- [To do] Extract the full listing verbatim and drop any pictures from your copy.

- [Source data]
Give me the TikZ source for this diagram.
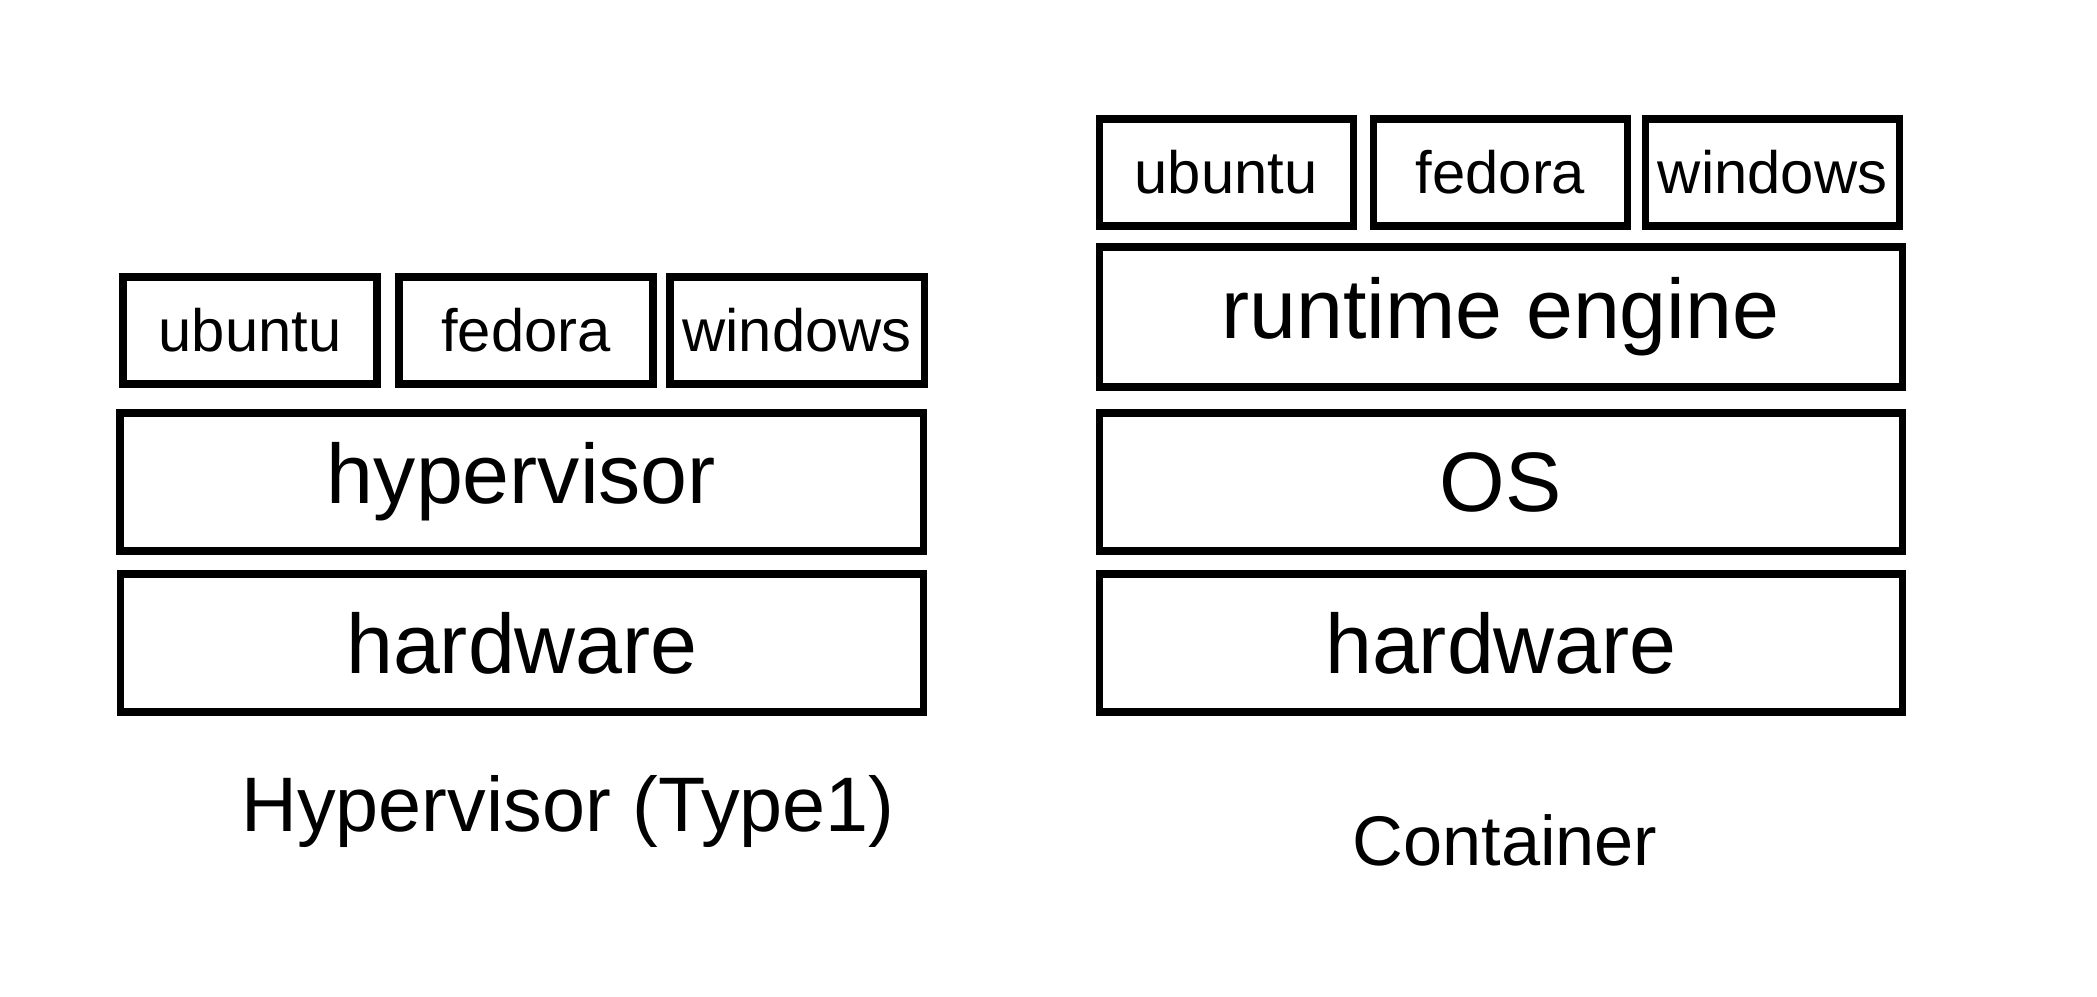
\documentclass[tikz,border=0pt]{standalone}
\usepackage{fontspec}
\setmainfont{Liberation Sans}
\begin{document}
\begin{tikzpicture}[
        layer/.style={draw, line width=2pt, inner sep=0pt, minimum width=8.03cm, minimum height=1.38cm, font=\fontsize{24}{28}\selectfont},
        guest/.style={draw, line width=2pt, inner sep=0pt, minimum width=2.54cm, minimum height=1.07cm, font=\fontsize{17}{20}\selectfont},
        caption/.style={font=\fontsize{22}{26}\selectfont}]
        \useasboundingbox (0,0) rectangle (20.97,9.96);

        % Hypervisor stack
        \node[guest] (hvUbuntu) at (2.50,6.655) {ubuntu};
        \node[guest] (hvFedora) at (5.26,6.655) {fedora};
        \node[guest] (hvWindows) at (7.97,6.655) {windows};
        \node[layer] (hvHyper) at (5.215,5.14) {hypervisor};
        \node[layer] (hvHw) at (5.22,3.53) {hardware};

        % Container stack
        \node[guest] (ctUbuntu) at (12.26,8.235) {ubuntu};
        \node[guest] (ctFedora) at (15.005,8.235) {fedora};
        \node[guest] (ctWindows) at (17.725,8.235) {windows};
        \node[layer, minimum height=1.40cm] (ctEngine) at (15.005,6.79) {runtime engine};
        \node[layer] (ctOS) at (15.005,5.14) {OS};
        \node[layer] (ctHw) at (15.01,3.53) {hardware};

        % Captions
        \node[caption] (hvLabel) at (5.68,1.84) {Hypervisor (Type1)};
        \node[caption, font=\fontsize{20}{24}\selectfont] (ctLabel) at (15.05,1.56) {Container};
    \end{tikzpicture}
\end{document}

- [Completed task]
Give me the TikZ source for this diagram.
\documentclass[tikz,border=0pt]{standalone}
\usepackage{fontspec}
\setmainfont{Liberation Sans}
\begin{document}
\begin{tikzpicture}[
        layer/.style={draw, line width=2pt, inner sep=0pt, minimum width=8.03cm, minimum height=1.38cm, font=\fontsize{24}{28}\selectfont},
        guest/.style={draw, line width=2pt, inner sep=0pt, minimum width=2.54cm, minimum height=1.07cm, font=\fontsize{17}{20}\selectfont},
        caption/.style={font=\fontsize{22}{26}\selectfont}]
        \useasboundingbox (0,0) rectangle (20.97,9.96);

        % Hypervisor stack
        \node[guest] (hvUbuntu) at (2.50,6.655) {ubuntu};
        \node[guest] (hvFedora) at (5.26,6.655) {fedora};
        \node[guest] (hvWindows) at (7.97,6.655) {windows};
        \node[layer] (hvHyper) at (5.215,5.14) {hypervisor};
        \node[layer] (hvHw) at (5.22,3.53) {hardware};

        % Container stack
        \node[guest] (ctUbuntu) at (12.26,8.235) {ubuntu};
        \node[guest] (ctFedora) at (15.005,8.235) {fedora};
        \node[guest] (ctWindows) at (17.725,8.235) {windows};
        \node[layer, minimum height=1.40cm] (ctEngine) at (15.005,6.79) {runtime engine};
        \node[layer] (ctOS) at (15.005,5.14) {OS};
        \node[layer] (ctHw) at (15.01,3.53) {hardware};

        % Captions
        \node[caption] (hvLabel) at (5.68,1.84) {Hypervisor (Type1)};
        \node[caption, font=\fontsize{20}{24}\selectfont] (ctLabel) at (15.05,1.56) {Container};
    \end{tikzpicture}
\end{document}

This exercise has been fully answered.